É esse tipo de humor que agora levam para o México e pretendem exportar para os EUA? E sem tanta adaptação. Temos uns 1200 esquetes no Porta dos Fundos, sendo que consideramos que 800 são de temas universais. Esses roteiros serão adaptados internacionalmente. Mas só haverá adaptações menores. Por exemplo, se citamos a Hebe, ou outra personalidade nacional, ou ainda termos e gírias bem do Brasil, os roteiristas locais irão ajustar a cada realidade.

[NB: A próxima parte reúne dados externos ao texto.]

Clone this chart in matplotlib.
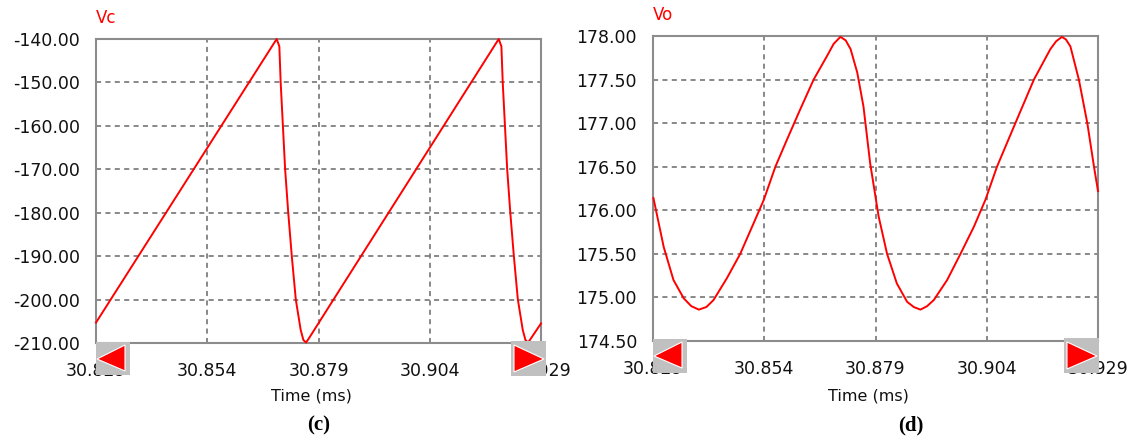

Com o Emmy, deu um gostinho de, digamos assim, vingança? No sentido de “olha só, não acreditavam em nós, e agora levamos o prêmio máximo da TV”. Não. Não agora. Esse gostinho já tivemos em 2013, pois o sucesso já veio há muito. O Emmy é a consagração disso.
Com a dimensão que estão tomando, conseguem já se ver exercendo um soft power brasileiro, espalhando por aí, por meio da comédia, a nossa cultura? Tento não nos levar tão a sério por um motivo. Quando alguém começa a se achar tanto, costuma ser porque não tem tanta importância assim. Só que, sim, sei de nossa importância. Acho brilhante como entramos para a cultura popular brasileira. E fizemos isso com qualidade e constância, sem cair. Tanto que este ano é justamente o no qual batemos o nosso recorde de visualizações no YouTube, e ainda tivemos o melhor faturamento de nossa história. Não somos mais a novidade, como já fomos. Viramos uma certeza. A certeza de que no Porta vão encontrar algo de muitíssima qualidade. E dar risadas.